Thursday, January 17, 2013

It's Greek to Me

This is what I wanted to write last night, but my fatigued mind and body was having no part in it.

Hey you, yeah, you! I am a hypocrite. You are a hypocrite.  I know we all are, but I am so sick of  hypocrisy right now.  Sometimes, it just leaves my head spinning. 

I know someone who has a gay son.  She fiercely defends him and his sexuality; it wasn't a lifestyle choice for him, she saw what a living hell his life was when he tried to keep his true self hidden.   Then the other, there happens to be an article on Rosie O'Donnell and her partner and their family.  She snorts and says something along the lines of, "I get men being gay, but really, a woman has a choice."  I almost felt like smacking her.  Or at least recording her so I could play it back for her to hear just how ridiculous she sounded.  Are women not capable of having the same feelings?  I'm sure that there are numerous gay women that went through a period of depression because they were unsure of their feelings and scared of the way society would look at them. 

I had a friend this week bash Obama for his use of a particular metaphor involving guns.  This comment boggles my mind, since a few months ago he posted a rather insensitive comment along these lines: "Greek yogurt is so yummy.  The sale of it alone should fix Greece's economy." This comment was posted during a time when Greek austerity laws were a main topic and the very day an old man publicly committed suicide because the austerity laws were so severe he honestly couldn't afford to live. The story of this old man was not a footnote of a footnote on a story, it was a leading headline for the day he made his Greek yogurt comment.  I pointed this out to him and he of course was defensive.  This was the response I got:
"I would tend to disagree. For one, I hadn't mentioned the suicide of the Greek man only moments earlier - as Obama had just finished answering a question regarding gun laws post sandy hook. The correlation you are drawing is spurious and clearly stretched rather far to draw any useful comparison besides the fact that one can use the globalization of news to render any statement insensitive or hypocritical by decontextualizing and referencing the days events. Are you merely a supporter of Obama?

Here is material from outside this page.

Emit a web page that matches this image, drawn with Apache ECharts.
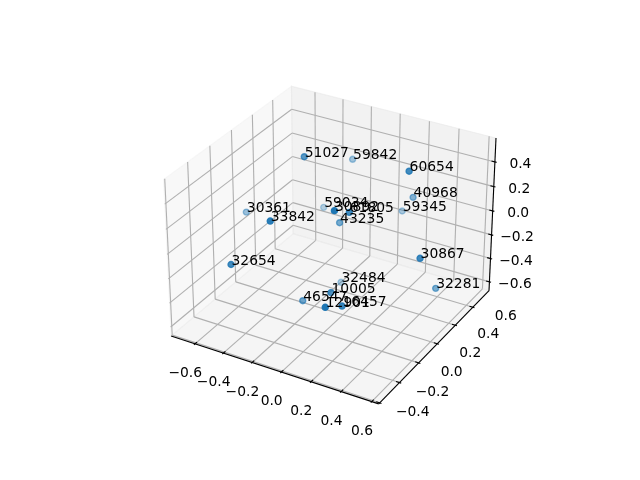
<!DOCTYPE html>
<html><head><meta charset="utf-8"><style>html,body{margin:0;background:#fff;overflow:hidden}#c{width:640px;height:480px}</style>
<script src="https://cdn.jsdelivr.net/npm/echarts@6/dist/echarts.min.js"></script></head><body><div id="c"></div>
<script>
const labels=['51027','59842','60654','40968','59345','59034','30892','61805','43235','30361','33842','32654','30867','32281','32484','10005','46547','12901','16457'];
const xValues=[-0.253,-0.262,0.370,0.222,0.048,-0.417,0.164,0.130,-0.087,-0.708,-0.175,-0.387,0.564,0.510,-0.185,0.118,-0.124,0.256,0.265];
const yValues=[0.184,0.688,0.301,0.592,0.756,0.612,-0.129,0.067,0.293,0.238,-0.251,-0.333,0.121,0.393,0.454,-0.095,-0.025,-0.352,-0.203];
const zValues=[0.549,0.202,0.556,0.106,-0.177,-0.203,0.469,0.310,-0.002,-0.085,0.358,-0.002,0.056,-0.409,-0.656,-0.223,-0.432,-0.096,-0.196];
const xTicks=[-0.6,-0.4,-0.2,0,0.2,0.4,0.6];
const yTicks=[-0.4,-0.2,0,0.2,0.4,0.6];
const zTicks=[-0.6,-0.4,-0.2,0,0.2,0.4];
const xLim=[-0.742,0.617],yLim=[-0.386,0.766],zLim=[-0.651,0.566];

const k=1.8294640721620434/Math.sqrt(41);const A=[4*k,4*k,3*k],R=A.map(v=>v/2);
const el=30*Math.PI/180,az=-60*Math.PI/180;
const W=[Math.cos(el)*Math.cos(az),Math.cos(el)*Math.sin(az),Math.sin(el)];
const n=Math.hypot(W[1],W[0]);const U=[-W[1]/n,W[0]/n,0];
const V=[W[1]*U[2]-W[2]*U[1],W[2]*U[0]-W[0]*U[2],W[0]*U[1]-W[1]*U[0]];
const dot=(a,b)=>a[0]*b[0]+a[1]*b[1]+a[2]*b[2];
function proj(x,y,z){const p=[(x-xLim[0])/(xLim[1]-xLim[0])*A[0]-R[0],(y-yLim[0])/(yLim[1]-yLim[0])*A[1]-R[1],(z-zLim[0])/(zLim[1]-zLim[0])*A[2]-R[2]];
 const w=dot(p,W),f=10-w;return [dot(p,U)/f,dot(p,V)/f,-10/f];}
const ex=(l)=>{const d=(l[1]-l[0])/48;return [l[0]-d,l[1]+d];};
const X=ex(xLim),Y=ex(yLim),Z=ex(zLim);
const seg=(a,b)=>{const p=proj(...a),q=proj(...b);return [p[0],p[1],q[0],q[1]];};
const grid=[],axes=[],tl=[];
xTicks.forEach(t=>{grid.push(seg([t,Y[0],Z[0]],[t,Y[1],Z[0]]),seg([t,Y[1],Z[0]],[t,Y[1],Z[1]]));});
yTicks.forEach(t=>{grid.push(seg([X[1],t,Z[0]],[X[0],t,Z[0]]),seg([X[0],t,Z[0]],[X[0],t,Z[1]]));});
zTicks.forEach(t=>{grid.push(seg([X[0],Y[0],t],[X[0],Y[1],t]),seg([X[0],Y[1],t],[X[1],Y[1],t]));});
axes.push(seg([X[0],Y[0],Z[0]],[X[1],Y[0],Z[0]]),seg([X[1],Y[0],Z[0]],[X[1],Y[1],Z[0]]),seg([X[1],Y[1],Z[0]],[X[1],Y[1],Z[1]]));
const dx=(xLim[1]-xLim[0])/12,dy=(yLim[1]-yLim[0])/12;
const lab=t=>(t<0?'\u2212':'')+Math.abs(t).toFixed(1);
xTicks.forEach(t=>{axes.push(seg([t,Y[0]-.1*dy,Z[0]],[t,Y[0]+.2*dy,Z[0]]));const p=proj(t,Y[0],Z[0]);tl.push([p[0],p[1],lab(t),-9.7,29.4]);});
yTicks.forEach(t=>{axes.push(seg([X[1]+.1*dx,t,Z[0]],[X[1]-.2*dx,t,Z[0]]));const p=proj(X[1],t,Z[0]);tl.push([p[0],p[1],lab(t),33,9.6]);});
zTicks.forEach(t=>{axes.push(seg([X[1]+.1*dx,Y[1],t],[X[1]-.2*dx,Y[1],t]));const p=proj(X[1],Y[1],t);tl.push([p[0],p[1],lab(t),25.5,2.7]);});
const poly=(c)=>c.map(q=>{const p=proj(...q);return [p[0],p[1]];});
const panes=[
 {pts:poly([[X[0],Y[0],Z[0]],[X[0],Y[1],Z[0]],[X[0],Y[1],Z[1]],[X[0],Y[0],Z[1]]]),c:'rgba(242,242,242,.5)'},
 {pts:poly([[X[0],Y[1],Z[0]],[X[1],Y[1],Z[0]],[X[1],Y[1],Z[1]],[X[0],Y[1],Z[1]]]),c:'rgba(230,230,230,.5)'},
 {pts:poly([[X[0],Y[0],Z[0]],[X[1],Y[0],Z[0]],[X[1],Y[1],Z[0]],[X[0],Y[1],Z[0]]]),c:'rgba(236,236,236,.5)'}];
const P=labels.map((id,i)=>{const p=proj(xValues[i],yValues[i],zValues[i]);return {id,x:p[0],y:p[1],d:p[2]};});
const dmin=Math.min(...P.map(p=>p.d)),dmax=Math.max(...P.map(p=>p.d));
const sorted=[...P].sort((a,b)=>b.d-a.d);
const lineSeries=(data,color,z)=>({type:'custom',coordinateSystem:'cartesian2d',silent:true,z,clip:false,data,encode:{x:0,y:1},
 renderItem:(p,api)=>{const a=api.coord([api.value(0),api.value(1)]),b=api.coord([api.value(2),api.value(3)]);
  return {type:'line',shape:{x1:a[0],y1:a[1],x2:b[0],y2:b[1]},style:{stroke:color,lineWidth:1.11,fill:null}};}});
const txt=(s,x,y,align,va)=>({type:'text',style:{text:s,x,y,align:align,verticalAlign:va,fill:'#000',fontFamily:'DejaVu Sans',fontSize:13.89}});
const chart=echarts.init(document.getElementById('c'),null,{renderer:'canvas',width:640,height:480});
chart.setOption({animation:false,backgroundColor:'#fff',
 grid:{left:143.2,top:57.6,width:369.6,height:369.6},
 xAxis:{type:'value',min:-0.095,max:0.09,show:false},yAxis:{type:'value',min:-0.095,max:0.09,show:false},
 series:[
 {type:'custom',coordinateSystem:'cartesian2d',silent:true,z:1,clip:false,data:panes.map((p,i)=>[p.pts[0][0],p.pts[0][1],i]),encode:{x:0,y:1},
  renderItem:(p,api)=>{const q=panes[api.value(2)];return {type:'polygon',shape:{points:q.pts.map(c=>api.coord(c))},style:{fill:q.c,stroke:q.c,lineWidth:1.11}};}},
 lineSeries(grid,'#b0b0b0',2),lineSeries(axes,'#000',3),
 {type:'scatter',z:4,silent:true,symbol:'circle',symbolSize:6,clip:false,
  data:sorted.map(p=>({value:[p.x,p.y],itemStyle:{color:'#1f77b4',borderColor:'#1f77b4',borderWidth:1.4,opacity:1-.7*(p.d-dmin)/(dmax-dmin)}}))},
 {type:'custom',coordinateSystem:'cartesian2d',silent:true,z:5,clip:false,data:tl.map(t=>[t[0],t[1]]),encode:{x:0,y:1},
  renderItem:(p,api)=>{const t=tl[p.dataIndex];const a=api.coord([t[0],t[1]]);return txt(t[2],a[0]+t[3],a[1]+t[4],'center','middle');}},
 {type:'custom',coordinateSystem:'cartesian2d',silent:true,z:6,clip:false,data:P.map(p=>[p.x,p.y]),encode:{x:0,y:1},
  renderItem:(p,api)=>{const q=P[p.dataIndex];const a=api.coord([q.x,q.y]);return txt(q.id,a[0]+.5,a[1]+3.5,'left','bottom');}}
 ]});
</script></body></html>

Or, did you find the metaphor apt and useful in understanding the debt ceiling and its effects on the American public."
My response was very polite.  Declining to jump at the political debate bait and instead I chose to focus on his hypocrisy.  I don't think facebook is the time or place to get into an argument, let alone a political one.  I should have known his main response to mine would be mostly high worded BS.  He likes to think a lot of himself and his intelligence; thus the reason he was extremely jealous of a Professor's hyperbole in calling me a genius when I happened to step out of the thinking box and draw notice to an imagery theme throughout a novel we were reading.  But to my main argument.

First off, I am so sick of people nit picking just because they don't support Obama.  Deal with it, he is our PRESIDENT.  You can either sit around and piss and moan about it or you can learn to compromise and make deals so that our country can move forward and now stagnate in the middle.  We have some very real problems that need our attention and co-operation as a nation to solve. 

Secondly, I did not stretch to make the global connection to make his comment insensitive.  I would call it stretching if I had been the one to draw the connection of Greek yogurt to the Greek economy, but I didn't.  He drew the global connection.  I would have been responsible if I had taken offense at a mere statement of "Yummy, Greek yogurt - so good it should be worth a fortune!"

And thirdly, maybe a gun reference is what our nation needed.  The Sandy Hook school shooting is an extreme tragedy.  Not to mention there have been several school shootings since and I even had a friend in lock down because there was someone running around her work with a gun!  There seriously is a problem with the people who can get their hands on guns.  I'm not anti-gun.  I really do like guns and I enjoy them for sport, but this is ridiculous.  I work across from an elementary school and for two weeks I would tear up looking across the street at them playing on the playground.  This topic of gun control has really become a center of focus recently.  It is something that needs to be dealt with; however, we need to treat our economic problems just as serious as controlling gun violence.  Maybe we need to feel like dealing with our economic issues is like having a gun pressed against our head.  It may make us pull our heads out of the holes we've had them shoved in and really face what it is that we are scared of: economic ruin.  We can crumble beneath it, or we can ban together and come out on the other side of this hard time.  Our nation needs to buckle down and focus on our financial needs, not be distracted by a flashy subject like gun control. 

PS: The Greek economy tanked so badly because big business and banks didn't have any rules strict enough to keep them from creating the huge mess that would become Greek debt.  Oh wait, we can't possibly do anything like make sure banks and big business follow simple ethics, but we'll bail them out when they've bankrupted themselves.  Heck, maybe Greece will give us some of their Greek yogurt sales and we can all be out of debt.